> [DATA LINES]:
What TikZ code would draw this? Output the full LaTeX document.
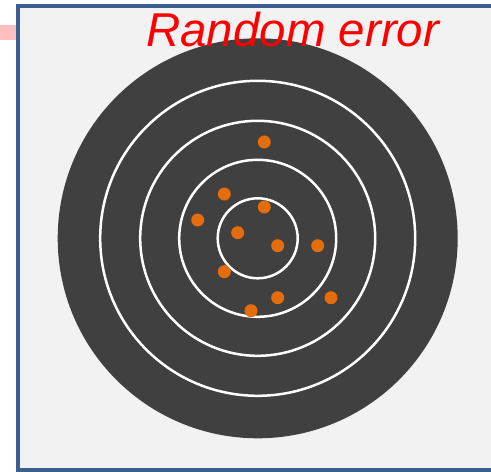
\documentclass[tikz,border=0pt]{standalone}
\usepackage{fontspec}
\setmainfont{Liberation Sans}
\definecolor{bgc}{HTML}{F2F2F2}
\definecolor{framec}{HTML}{3B5F8F}
\definecolor{darkc}{HTML}{404040}
\definecolor{dotc}{HTML}{E46C0A}
\definecolor{pinkc}{HTML}{FFBFBF}
\tikzset{
  hit/.style={circle, fill=dotc, inner sep=0pt, minimum size=13pt},
  ring/.style={draw=white, line width=2.5pt},
}
\begin{document}
\begin{tikzpicture}[x=1pt,y=-1pt]
\useasboundingbox (0,0) rectangle (491,472);
\fill[pinkc] (0,25) rectangle (16,40);
\fill[bgc] (18,5.5) rectangle (495,469.5);
\draw[framec, line width=4pt] (495,5.5) -- (18,5.5) -- (18,469.5) -- (495,469.5);
\fill[darkc] (257.7,238.3) circle (200);
\foreach \r in {40,78.5,117.5,157.5} \draw[ring] (257.7,238.3) circle (\r);
\node (d1) [hit] at (264.3,142) {};
\node (d2) [hit] at (224.3,194) {};
\node (d3) [hit] at (264.3,207) {};
\node (d4) [hit] at (197.7,220) {};
\node (d5) [hit] at (237.7,232.7) {};
\node (d6) [hit] at (277.7,245.7) {};
\node (d7) [hit] at (317.7,245.7) {};
\node (d8) [hit] at (224.3,271.7) {};
\node (d9) [hit] at (277.7,297.7) {};
\node (d10) [hit] at (331,297.7) {};
\node (d11) [hit] at (251,310.7) {};
\node (title) [anchor=base west, inner sep=0pt, text=red, font=\fontsize{47.5}{52}\selectfont\itshape] at (146,46) {Random error};
\end{tikzpicture}
\end{document}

> [SET EXERCISE]: Skipping the pictures, transcribe each line above exactly as it appears.

> [ANSWER BELOW]:
What TikZ code would draw this? Output the full LaTeX document.
\documentclass[tikz,border=0pt]{standalone}
\usepackage{fontspec}
\setmainfont{Liberation Sans}
\definecolor{bgc}{HTML}{F2F2F2}
\definecolor{framec}{HTML}{3B5F8F}
\definecolor{darkc}{HTML}{404040}
\definecolor{dotc}{HTML}{E46C0A}
\definecolor{pinkc}{HTML}{FFBFBF}
\tikzset{
  hit/.style={circle, fill=dotc, inner sep=0pt, minimum size=13pt},
  ring/.style={draw=white, line width=2.5pt},
}
\begin{document}
\begin{tikzpicture}[x=1pt,y=-1pt]
\useasboundingbox (0,0) rectangle (491,472);
\fill[pinkc] (0,25) rectangle (16,40);
\fill[bgc] (18,5.5) rectangle (495,469.5);
\draw[framec, line width=4pt] (495,5.5) -- (18,5.5) -- (18,469.5) -- (495,469.5);
\fill[darkc] (257.7,238.3) circle (200);
\foreach \r in {40,78.5,117.5,157.5} \draw[ring] (257.7,238.3) circle (\r);
\node (d1) [hit] at (264.3,142) {};
\node (d2) [hit] at (224.3,194) {};
\node (d3) [hit] at (264.3,207) {};
\node (d4) [hit] at (197.7,220) {};
\node (d5) [hit] at (237.7,232.7) {};
\node (d6) [hit] at (277.7,245.7) {};
\node (d7) [hit] at (317.7,245.7) {};
\node (d8) [hit] at (224.3,271.7) {};
\node (d9) [hit] at (277.7,297.7) {};
\node (d10) [hit] at (331,297.7) {};
\node (d11) [hit] at (251,310.7) {};
\node (title) [anchor=base west, inner sep=0pt, text=red, font=\fontsize{47.5}{52}\selectfont\itshape] at (146,46) {Random error};
\end{tikzpicture}
\end{document}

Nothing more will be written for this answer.